The model is more useful as a risk ranking tool than as a strict yes no classifier. The table below shows how many actual leaks were found among the highest risk pipes in the held out test year.

inspection set
actual leaks found
precision@k
recall@k
lift over random
top 100 pipes
9 of 751
9.00%
1.20%
8.37×
top 250 pipes
23 of 751
9.20%
3.06%
8.56×
top 500 pipes
32 of 751
6.40%
4.26%
5.95×
top 1,000 pipes
64 of 751
6.40%
8.52%
5.95×
top 2,500 pipes
164 of 751
6.56%
21.84%
6.10×
top 5,000 pipes
288 of 751
5.76%
38.35%
5.36×
top 10,000 pipes
353 of 751
3.53%
47.00%
3.28×

In the held out test year, the baseline leak rate was only about 1.07%. This means that randomly selecting 1,000 pipes would be expected to find roughly 11 leaks. The model's top 1,000 highest risk pipes contained 64 actual leaks, which is about 5.95 times better than random selection. The top 5,000 highest risk pipes captured 288 of the 751 actual leaks, or 38.35% of all leaks in the test year.

This means the model is not perfect as a binary classifier, but it does provide a meaningful ranking of pipe risk.
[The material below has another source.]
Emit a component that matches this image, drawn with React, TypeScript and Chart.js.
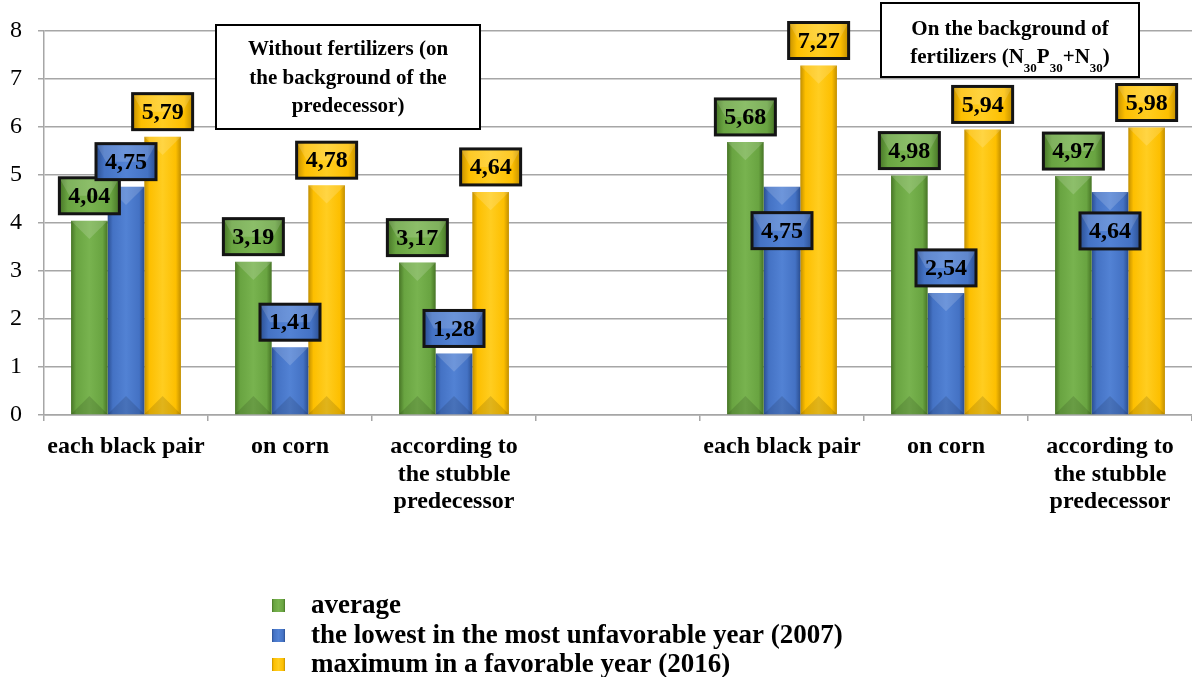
import React, { useEffect, useRef } from "react";
import { Chart, registerables } from "chart.js";

Chart.register(...registerables);

const categories: (string | string[])[] = [
  "each black pair",
  "on corn",
  ["according to", "the stubble", "predecessor"],
  "",
  "each black pair",
  "on corn",
  ["according to", "the stubble", "predecessor"],
];
const averageValues = [4.04, 3.19, 3.17, null, 5.68, 4.98, 4.97];
const lowestValues = [4.75, 1.41, 1.28, null, 4.75, 2.54, 4.64];
const maximumValues = [5.79, 4.78, 4.64, null, 7.27, 5.94, 5.98];
const seriesNames = [
  "average",
  "the lowest in the most unfavorable year (2007)",
  "maximum in a favorable year (2016)",
];
const yMin = 0;
const yMax = 8;
const yStep = 1;
const noteLeft = ["Without fertilizers (on", "the background of the", "predecessor)"];
const noteRightLine1 = "On the background of";

const FONT = "'Liberation Serif', 'Times New Roman', Times, serif";
const CAT_PCT = 0.67;

const palette = [
  { dark: "#477526", mid: "#69a441", light: "#78b34f" },
  { dark: "#2b4f92", mid: "#4472c4", light: "#5282d4" },
  { dark: "#c28f00", mid: "#fdbf00", light: "#ffcd20" },
];

function barGradient(g2: CanvasRenderingContext2D, left: number, right: number, c: { dark: string; mid: string; light: string }) {
  const g = g2.createLinearGradient(left, 0, right, 0);
  g.addColorStop(0, c.dark);
  g.addColorStop(0.14, c.mid);
  g.addColorStop(0.5, c.light);
  g.addColorStop(0.86, c.mid);
  g.addColorStop(1, c.dark);
  return g;
}

const fmt = (v: number) => v.toFixed(2).replace(".", ",");

const decorPlugin = {
  id: "decor",
  afterDatasetsDraw(chart: any, _args: any, opts: any) {
    const ctx: CanvasRenderingContext2D = chart.ctx;
    const shifts: Record<string, number> = opts.shifts || {};
    // bevel highlights
    chart.data.datasets.forEach((_ds: any, di: number) => {
      const meta = chart.getDatasetMeta(di);
      meta.data.forEach((bar: any) => {
        if (!isFinite(bar.y)) return;
        const l = bar.x - bar.width / 2;
        const r = bar.x + bar.width / 2;
        const d = Math.min(bar.width / 2, Math.abs(bar.base - bar.y) / 2);
        ctx.save();
        ctx.beginPath();
        ctx.moveTo(l, bar.y);
        ctx.lineTo(r, bar.y);
        ctx.lineTo(bar.x, bar.y + d);
        ctx.closePath();
        ctx.fillStyle = "rgba(255,255,255,0.16)";
        ctx.fill();
        ctx.beginPath();
        ctx.moveTo(l, bar.base);
        ctx.lineTo(r, bar.base);
        ctx.lineTo(bar.x, bar.base - d);
        ctx.closePath();
        ctx.fillStyle = "rgba(0,0,0,0.12)";
        ctx.fill();
        ctx.restore();
      });
    });
    // value boxes
    chart.data.datasets.forEach((ds: any, di: number) => {
      const meta = chart.getDatasetMeta(di);
      meta.data.forEach((bar: any, i: number) => {
        const v = ds.data[i];
        if (v == null || !isFinite(bar.y)) return;
        const w = 60;
        const h = 36;
        const shift = shifts[`${di}-${i}`] || 0;
        const top = bar.y - 7 - h + shift;
        const left = bar.x - w / 2;
        ctx.save();
        ctx.fillStyle = barGradient(ctx, left, left + w, palette[di]);
        ctx.fillRect(left, top, w, h);
        ctx.beginPath();
        ctx.moveTo(left, top);
        ctx.lineTo(left + w, top);
        ctx.lineTo(left + w - 10, top + h / 2);
        ctx.lineTo(left + 10, top + h / 2);
        ctx.closePath();
        ctx.fillStyle = "rgba(255,255,255,0.15)";
        ctx.fill();
        ctx.lineWidth = 3;
        ctx.strokeStyle = "#141414";
        ctx.strokeRect(left, top, w, h);
        ctx.fillStyle = "#000";
        ctx.font = `bold 24px ${FONT}`;
        ctx.textAlign = "center";
        ctx.textBaseline = "middle";
        ctx.fillText(fmt(v), bar.x, top + h / 2 + 1);
        ctx.restore();
      });
    });
  },
  afterDraw(chart: any) {
    const ctx: CanvasRenderingContext2D = chart.ctx;
    ctx.save();
    // left note
    ctx.fillStyle = "#fff";
    ctx.fillRect(216, 25, 264, 104);
    ctx.lineWidth = 2;
    ctx.strokeStyle = "#000";
    ctx.strokeRect(216, 25, 264, 104);
    ctx.fillStyle = "#000";
    ctx.font = `bold 21px ${FONT}`;
    ctx.textAlign = "center";
    ctx.textBaseline = "alphabetic";
    noteLeft.forEach((t, k) => ctx.fillText(t, 348, 55 + k * 28.5));
    // right note
    ctx.fillStyle = "#fff";
    ctx.fillRect(881, 3, 258, 74);
    ctx.strokeRect(881, 3, 258, 74);
    ctx.fillStyle = "#000";
    ctx.fillText(noteRightLine1, 1010, 35);
    const parts: [string, boolean][] = [
      ["fertilizers (N", false],
      ["30", true],
      ["P", false],
      ["30", true],
      ["+N", false],
      ["30", true],
      [")", false],
    ];
    const big = `bold 21px ${FONT}`;
    const small = `bold 13px ${FONT}`;
    let total = 0;
    parts.forEach(([t, sub]) => {
      ctx.font = sub ? small : big;
      total += ctx.measureText(t).width;
    });
    let x = 1010 - total / 2;
    ctx.textAlign = "left";
    parts.forEach(([t, sub]) => {
      ctx.font = sub ? small : big;
      ctx.fillText(t, x, sub ? 72 : 63);
      x += ctx.measureText(t).width;
    });
    // legend
    const rows = [606, 636, 665];
    chart.data.datasets.forEach((ds: any, di: number) => {
      const y = rows[di];
      ctx.fillStyle = barGradient(ctx, 272, 285, palette[di]);
      ctx.fillRect(272, y - 7, 13, 13);
      ctx.fillStyle = "#000";
      ctx.font = `bold 27px ${FONT}`;
      ctx.textAlign = "left";
      ctx.textBaseline = "middle";
      ctx.fillText(ds.label, 311, y);
    });
    ctx.restore();
  },
};

export default function App() {
  const ref = useRef<HTMLCanvasElement | null>(null);
  useEffect(() => {
    document.body.style.margin = "0";
    const canvas = ref.current!;
    const series = [averageValues, lowestValues, maximumValues];
    const chart = new Chart(canvas, {
      type: "bar",
      data: {
        labels: categories as any,
        datasets: series.map((d, di) => ({
          label: seriesNames[di],
          data: d as any,
          categoryPercentage: CAT_PCT,
          barPercentage: 1,
          borderWidth: 0,
          backgroundColor: (sc: any) => {
            const c = palette[di];
            const xs = sc.chart.scales?.x;
            if (!xs || sc.dataIndex == null) return c.mid;
            const center = xs.getPixelForValue(sc.dataIndex);
            const cw = xs.getPixelForValue(1) - xs.getPixelForValue(0);
            const gw = cw * CAT_PCT;
            const bw = gw / 3;
            const left = center - gw / 2 + di * bw;
            if (!isFinite(left)) return c.mid;
            return barGradient(sc.chart.ctx, left, left + bw, c);
          },
        })),
      },
      options: {
        responsive: true,
        maintainAspectRatio: false,
        animation: false,
        layout: { padding: { top: 28, left: 0, right: 0, bottom: 0 } },
        plugins: {
          legend: { display: false },
          tooltip: { enabled: false },
          decor: { shifts: { "1-4": 69, "1-6": 64 } },
        } as any,
        scales: {
          x: {
            grid: {
              offset: true,
              drawOnChartArea: false,
              drawTicks: true,
              tickLength: 6,
              color: "#a6a6a6",
              lineWidth: 1.5,
            },
            border: { color: "#a6a6a6", width: 1.5 },
            ticks: {
              color: "#000",
              font: { family: FONT, size: 24, weight: "bold", lineHeight: 1.15 },
              padding: 12,
              maxRotation: 0,
              autoSkip: false,
            },
            afterFit: (s: any) => {
              s.height = 262;
            },
          },
          y: {
            min: yMin,
            max: yMax,
            ticks: {
              stepSize: yStep,
              color: "#000",
              font: { family: FONT, size: 24 },
              padding: 16,
            },
            grid: { color: "#a6a6a6", lineWidth: 1.5, tickLength: 6 },
            border: { color: "#a6a6a6", width: 1.5 },
            afterFit: (s: any) => {
              s.width = 44;
            },
          },
        },
      },
      plugins: [decorPlugin as any],
    });
    return () => chart.destroy();
  }, []);
  return (
    <div style={{ width: 1192, height: 677, position: "relative", background: "#fff" }}>
      <canvas ref={ref} />
    </div>
  );
}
In practice, this is useful because inspection and maintenance teams often need to prioritize a limited number of pipe segments rather than classify every pipe with perfect certainty.
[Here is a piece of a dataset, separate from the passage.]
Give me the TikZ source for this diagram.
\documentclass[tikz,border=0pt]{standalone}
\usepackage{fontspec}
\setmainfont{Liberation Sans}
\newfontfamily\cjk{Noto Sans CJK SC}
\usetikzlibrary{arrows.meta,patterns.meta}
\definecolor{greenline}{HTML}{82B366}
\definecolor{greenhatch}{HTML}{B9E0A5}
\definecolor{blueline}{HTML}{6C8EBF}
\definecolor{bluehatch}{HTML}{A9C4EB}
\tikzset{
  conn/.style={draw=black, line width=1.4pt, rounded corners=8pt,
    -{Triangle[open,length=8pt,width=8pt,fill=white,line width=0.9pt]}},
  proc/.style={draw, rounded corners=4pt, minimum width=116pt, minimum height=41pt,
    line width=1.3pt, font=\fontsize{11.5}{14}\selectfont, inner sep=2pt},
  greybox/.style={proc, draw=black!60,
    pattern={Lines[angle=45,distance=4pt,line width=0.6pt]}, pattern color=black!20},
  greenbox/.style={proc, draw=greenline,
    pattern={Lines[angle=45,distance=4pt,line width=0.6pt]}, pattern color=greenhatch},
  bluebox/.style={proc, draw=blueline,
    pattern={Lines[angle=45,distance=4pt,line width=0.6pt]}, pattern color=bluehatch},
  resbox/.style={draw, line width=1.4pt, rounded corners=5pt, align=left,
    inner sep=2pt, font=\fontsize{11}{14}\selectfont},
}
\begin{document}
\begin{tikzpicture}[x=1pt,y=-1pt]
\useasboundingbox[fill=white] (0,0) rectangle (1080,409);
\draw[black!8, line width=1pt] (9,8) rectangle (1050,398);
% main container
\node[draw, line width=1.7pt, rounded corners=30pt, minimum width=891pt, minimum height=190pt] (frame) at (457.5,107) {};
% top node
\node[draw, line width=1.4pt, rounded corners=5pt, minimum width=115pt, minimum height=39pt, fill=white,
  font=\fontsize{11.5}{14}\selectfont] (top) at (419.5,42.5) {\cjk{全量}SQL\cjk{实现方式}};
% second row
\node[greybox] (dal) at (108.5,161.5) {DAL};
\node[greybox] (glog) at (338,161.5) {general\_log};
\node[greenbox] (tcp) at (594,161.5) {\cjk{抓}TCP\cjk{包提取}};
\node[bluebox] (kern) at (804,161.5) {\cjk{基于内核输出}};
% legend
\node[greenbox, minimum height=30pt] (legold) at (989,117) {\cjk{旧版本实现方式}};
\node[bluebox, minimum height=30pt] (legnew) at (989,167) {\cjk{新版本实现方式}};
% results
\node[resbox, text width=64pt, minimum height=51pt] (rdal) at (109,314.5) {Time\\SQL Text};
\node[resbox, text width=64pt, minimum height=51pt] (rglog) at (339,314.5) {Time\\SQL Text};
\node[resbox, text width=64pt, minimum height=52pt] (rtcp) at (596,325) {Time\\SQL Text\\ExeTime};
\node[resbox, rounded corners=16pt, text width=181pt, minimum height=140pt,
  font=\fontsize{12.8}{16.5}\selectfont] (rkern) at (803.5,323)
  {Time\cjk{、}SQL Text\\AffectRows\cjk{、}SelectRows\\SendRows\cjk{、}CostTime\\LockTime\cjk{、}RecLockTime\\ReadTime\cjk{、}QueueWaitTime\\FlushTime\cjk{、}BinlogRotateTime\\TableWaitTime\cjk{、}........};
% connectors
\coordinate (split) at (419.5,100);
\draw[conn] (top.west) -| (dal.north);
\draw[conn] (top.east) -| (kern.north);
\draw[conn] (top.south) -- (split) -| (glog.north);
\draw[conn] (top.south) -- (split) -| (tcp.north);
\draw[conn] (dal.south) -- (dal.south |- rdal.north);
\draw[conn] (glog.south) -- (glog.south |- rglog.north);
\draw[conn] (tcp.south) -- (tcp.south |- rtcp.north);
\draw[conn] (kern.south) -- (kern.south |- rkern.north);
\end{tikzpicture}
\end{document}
8. Prediction and Visualization

After model selection, the CatBoost model was used to score the 2025 pipe year records. Since the target is next year leak status, the 2025 rows are used to predict 2026 leak risk.

scoring_df["leak_probability_next_year"] =
    model.predict_proba(X_score)[:, 1]

scoring_df["predicted_leak_next_year"] =
    scoring_df["leak_probability_next_year"] >= best_threshold

The predictions were saved to a GeoJSON file so the original pipe line geometries could be displayed on the map. The final dashboard was built with HTML, CSS, JavaScript, Leaflet, and GitHub Pages.

9. Discussion and Future Improvements

The model shows useful predictive signal, but performance is limited by available features, label quality, and the difficulty of predicting rare infrastructure failures.

  • richer leak history: include exact dates, repeated reports, seasonal effects, and repair timing.
  • local spatial features: count nearby historical leaks within 50m, 100m, or 250m.
  • better labels: remove ambiguous reports and filter matches by distance from the pipe.
  • more context: add pressure zones, soil type, road work, traffic, weather, or maintenance records if available.
  • probability calibration: improve how well predicted probabilities match real world leak rates.
  • operational testing: compare predictions against inspection capacity and maintenance priorities.

Overall, the model should be interpreted as an early warning and prioritization tool. It can help identify elevated risk pipe segments, but infrastructure decisions should combine model output with engineering judgment and field inspection.